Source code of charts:
-=-=-

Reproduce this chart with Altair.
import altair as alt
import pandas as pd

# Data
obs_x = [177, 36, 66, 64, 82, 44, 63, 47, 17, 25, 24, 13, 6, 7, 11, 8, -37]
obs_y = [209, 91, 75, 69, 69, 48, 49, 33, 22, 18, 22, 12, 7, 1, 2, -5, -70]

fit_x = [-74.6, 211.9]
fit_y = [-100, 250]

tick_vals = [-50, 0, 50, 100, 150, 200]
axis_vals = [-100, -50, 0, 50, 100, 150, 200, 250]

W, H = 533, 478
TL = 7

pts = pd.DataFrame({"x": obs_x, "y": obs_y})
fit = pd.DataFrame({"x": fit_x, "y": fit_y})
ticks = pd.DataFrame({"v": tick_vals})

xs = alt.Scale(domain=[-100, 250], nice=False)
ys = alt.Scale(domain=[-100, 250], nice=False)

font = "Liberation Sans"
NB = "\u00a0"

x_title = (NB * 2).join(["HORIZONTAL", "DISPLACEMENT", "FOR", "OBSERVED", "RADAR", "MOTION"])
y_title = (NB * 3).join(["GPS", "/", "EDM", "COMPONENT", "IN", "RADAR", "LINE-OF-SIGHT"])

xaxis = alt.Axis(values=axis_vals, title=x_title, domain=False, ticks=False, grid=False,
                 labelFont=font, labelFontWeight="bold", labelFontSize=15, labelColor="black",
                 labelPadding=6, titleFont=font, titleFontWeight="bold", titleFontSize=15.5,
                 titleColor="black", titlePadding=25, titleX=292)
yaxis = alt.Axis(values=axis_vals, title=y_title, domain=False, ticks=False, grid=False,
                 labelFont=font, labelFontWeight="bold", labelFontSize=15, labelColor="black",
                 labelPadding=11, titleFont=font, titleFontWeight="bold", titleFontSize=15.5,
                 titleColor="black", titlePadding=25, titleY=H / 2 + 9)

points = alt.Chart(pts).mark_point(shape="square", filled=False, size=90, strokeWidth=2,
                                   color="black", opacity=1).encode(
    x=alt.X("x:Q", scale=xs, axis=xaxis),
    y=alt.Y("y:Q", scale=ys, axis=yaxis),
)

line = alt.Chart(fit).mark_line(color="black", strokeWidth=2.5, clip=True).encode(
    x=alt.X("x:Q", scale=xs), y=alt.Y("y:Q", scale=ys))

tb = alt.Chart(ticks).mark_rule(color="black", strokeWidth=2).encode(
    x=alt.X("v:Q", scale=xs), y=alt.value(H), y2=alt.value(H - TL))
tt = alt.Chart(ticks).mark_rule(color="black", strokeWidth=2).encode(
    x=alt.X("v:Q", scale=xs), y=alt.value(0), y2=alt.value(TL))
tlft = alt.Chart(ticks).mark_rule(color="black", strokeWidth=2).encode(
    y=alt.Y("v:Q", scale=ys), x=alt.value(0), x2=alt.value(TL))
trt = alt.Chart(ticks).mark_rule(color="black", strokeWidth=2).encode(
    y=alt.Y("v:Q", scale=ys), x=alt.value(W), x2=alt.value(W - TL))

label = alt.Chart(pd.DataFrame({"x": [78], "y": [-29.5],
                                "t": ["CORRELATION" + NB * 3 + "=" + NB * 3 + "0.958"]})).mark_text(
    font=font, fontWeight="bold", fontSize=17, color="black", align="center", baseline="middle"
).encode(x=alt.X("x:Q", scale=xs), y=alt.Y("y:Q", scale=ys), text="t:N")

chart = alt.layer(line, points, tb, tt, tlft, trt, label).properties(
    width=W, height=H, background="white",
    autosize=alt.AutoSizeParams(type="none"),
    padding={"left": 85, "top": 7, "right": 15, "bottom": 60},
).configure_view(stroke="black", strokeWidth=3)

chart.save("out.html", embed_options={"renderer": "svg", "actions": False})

-=-=-

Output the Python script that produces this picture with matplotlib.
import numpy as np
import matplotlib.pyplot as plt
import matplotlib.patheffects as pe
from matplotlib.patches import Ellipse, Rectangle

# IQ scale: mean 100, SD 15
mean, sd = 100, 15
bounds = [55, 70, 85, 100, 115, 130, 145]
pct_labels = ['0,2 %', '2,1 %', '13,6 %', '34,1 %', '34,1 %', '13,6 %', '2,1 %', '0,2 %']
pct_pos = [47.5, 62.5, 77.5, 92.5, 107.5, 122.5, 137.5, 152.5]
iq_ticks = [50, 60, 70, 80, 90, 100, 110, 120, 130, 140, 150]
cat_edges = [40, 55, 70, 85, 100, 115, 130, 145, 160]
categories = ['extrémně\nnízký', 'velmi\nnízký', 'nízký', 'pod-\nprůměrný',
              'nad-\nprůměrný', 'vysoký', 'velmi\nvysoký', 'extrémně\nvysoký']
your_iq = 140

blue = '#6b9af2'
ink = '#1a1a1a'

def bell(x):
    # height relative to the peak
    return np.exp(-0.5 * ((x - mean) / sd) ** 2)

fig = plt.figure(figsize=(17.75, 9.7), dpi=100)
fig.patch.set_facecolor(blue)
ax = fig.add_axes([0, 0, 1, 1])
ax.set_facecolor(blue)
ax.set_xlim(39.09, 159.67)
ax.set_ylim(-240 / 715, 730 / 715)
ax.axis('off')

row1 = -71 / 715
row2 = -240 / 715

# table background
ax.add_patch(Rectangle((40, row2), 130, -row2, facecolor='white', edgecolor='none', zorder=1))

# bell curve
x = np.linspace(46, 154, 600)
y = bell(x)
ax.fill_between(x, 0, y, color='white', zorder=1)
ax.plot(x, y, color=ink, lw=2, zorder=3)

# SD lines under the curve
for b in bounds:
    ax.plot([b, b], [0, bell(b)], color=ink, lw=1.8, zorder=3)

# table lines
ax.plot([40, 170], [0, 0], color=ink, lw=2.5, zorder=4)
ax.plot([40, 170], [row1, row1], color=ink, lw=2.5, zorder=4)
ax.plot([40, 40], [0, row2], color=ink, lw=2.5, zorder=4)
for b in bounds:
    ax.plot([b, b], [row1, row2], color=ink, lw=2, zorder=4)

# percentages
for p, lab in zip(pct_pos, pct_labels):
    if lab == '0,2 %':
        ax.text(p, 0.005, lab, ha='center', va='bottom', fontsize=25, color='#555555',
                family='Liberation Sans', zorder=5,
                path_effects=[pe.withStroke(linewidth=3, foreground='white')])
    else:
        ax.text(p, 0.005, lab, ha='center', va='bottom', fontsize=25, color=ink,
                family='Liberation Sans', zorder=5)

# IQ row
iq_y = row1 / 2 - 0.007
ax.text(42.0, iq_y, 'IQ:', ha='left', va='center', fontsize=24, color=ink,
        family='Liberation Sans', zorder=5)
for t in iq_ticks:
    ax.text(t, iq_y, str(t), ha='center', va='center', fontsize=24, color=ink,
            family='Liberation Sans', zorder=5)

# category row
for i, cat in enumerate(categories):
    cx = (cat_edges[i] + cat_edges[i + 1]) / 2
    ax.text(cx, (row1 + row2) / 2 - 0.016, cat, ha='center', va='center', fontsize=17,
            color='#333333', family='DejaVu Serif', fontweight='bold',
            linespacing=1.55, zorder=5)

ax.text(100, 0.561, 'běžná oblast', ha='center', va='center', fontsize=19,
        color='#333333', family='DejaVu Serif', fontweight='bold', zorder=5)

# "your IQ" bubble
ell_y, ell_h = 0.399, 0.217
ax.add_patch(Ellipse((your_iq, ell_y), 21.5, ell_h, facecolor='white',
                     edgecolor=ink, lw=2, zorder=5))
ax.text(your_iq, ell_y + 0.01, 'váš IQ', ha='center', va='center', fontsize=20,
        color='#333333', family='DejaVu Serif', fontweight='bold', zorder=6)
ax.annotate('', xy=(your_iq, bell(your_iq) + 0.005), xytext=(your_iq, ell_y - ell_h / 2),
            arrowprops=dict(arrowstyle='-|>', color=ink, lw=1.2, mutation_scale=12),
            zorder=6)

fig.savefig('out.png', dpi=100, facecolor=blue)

-=-=-

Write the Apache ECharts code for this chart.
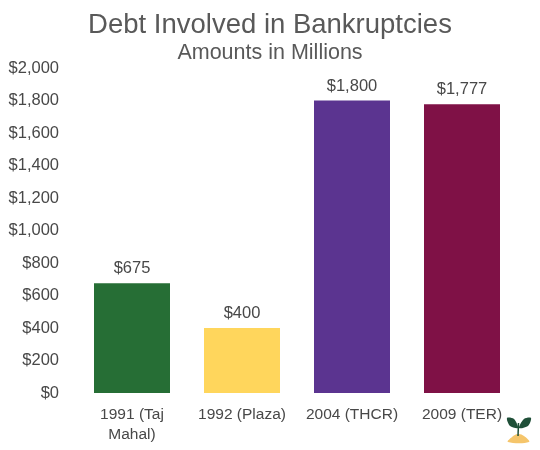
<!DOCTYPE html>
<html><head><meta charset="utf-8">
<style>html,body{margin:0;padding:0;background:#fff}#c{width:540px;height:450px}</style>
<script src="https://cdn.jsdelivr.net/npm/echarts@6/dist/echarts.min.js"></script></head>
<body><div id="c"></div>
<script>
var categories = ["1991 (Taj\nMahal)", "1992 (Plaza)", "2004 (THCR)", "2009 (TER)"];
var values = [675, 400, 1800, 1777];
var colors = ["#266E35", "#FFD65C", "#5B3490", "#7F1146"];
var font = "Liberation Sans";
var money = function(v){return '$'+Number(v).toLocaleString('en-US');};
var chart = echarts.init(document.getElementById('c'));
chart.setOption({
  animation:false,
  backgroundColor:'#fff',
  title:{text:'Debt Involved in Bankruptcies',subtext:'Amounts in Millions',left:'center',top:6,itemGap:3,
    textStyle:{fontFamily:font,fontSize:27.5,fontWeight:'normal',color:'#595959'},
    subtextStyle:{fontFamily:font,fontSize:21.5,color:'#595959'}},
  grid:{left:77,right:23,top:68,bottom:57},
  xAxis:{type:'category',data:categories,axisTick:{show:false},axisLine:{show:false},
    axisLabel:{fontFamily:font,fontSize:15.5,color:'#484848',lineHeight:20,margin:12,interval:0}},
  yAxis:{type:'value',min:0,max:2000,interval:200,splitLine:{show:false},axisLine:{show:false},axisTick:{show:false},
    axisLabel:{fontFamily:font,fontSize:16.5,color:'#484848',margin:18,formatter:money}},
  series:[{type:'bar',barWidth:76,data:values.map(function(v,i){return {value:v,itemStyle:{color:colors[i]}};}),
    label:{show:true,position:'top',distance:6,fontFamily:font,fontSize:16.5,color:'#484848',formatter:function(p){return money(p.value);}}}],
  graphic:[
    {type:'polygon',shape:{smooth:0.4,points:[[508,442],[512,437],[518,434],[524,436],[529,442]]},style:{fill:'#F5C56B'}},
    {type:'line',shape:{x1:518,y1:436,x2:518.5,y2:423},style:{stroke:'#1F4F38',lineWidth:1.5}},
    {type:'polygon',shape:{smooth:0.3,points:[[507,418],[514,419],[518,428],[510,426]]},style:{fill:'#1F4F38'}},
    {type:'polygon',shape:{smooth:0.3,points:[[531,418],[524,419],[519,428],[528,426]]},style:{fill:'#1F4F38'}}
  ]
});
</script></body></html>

-=-=-

#### Your goal:
Exactly the lines from the one holding "Reproduce this chart with Altair." through the one holding "1, 2, -5, -70]" should be printed, ends included.

#### Answer to the exercise:
Reproduce this chart with Altair.
import altair as alt
import pandas as pd

# Data
obs_x = [177, 36, 66, 64, 82, 44, 63, 47, 17, 25, 24, 13, 6, 7, 11, 8, -37]
obs_y = [209, 91, 75, 69, 69, 48, 49, 33, 22, 18, 22, 12, 7, 1, 2, -5, -70]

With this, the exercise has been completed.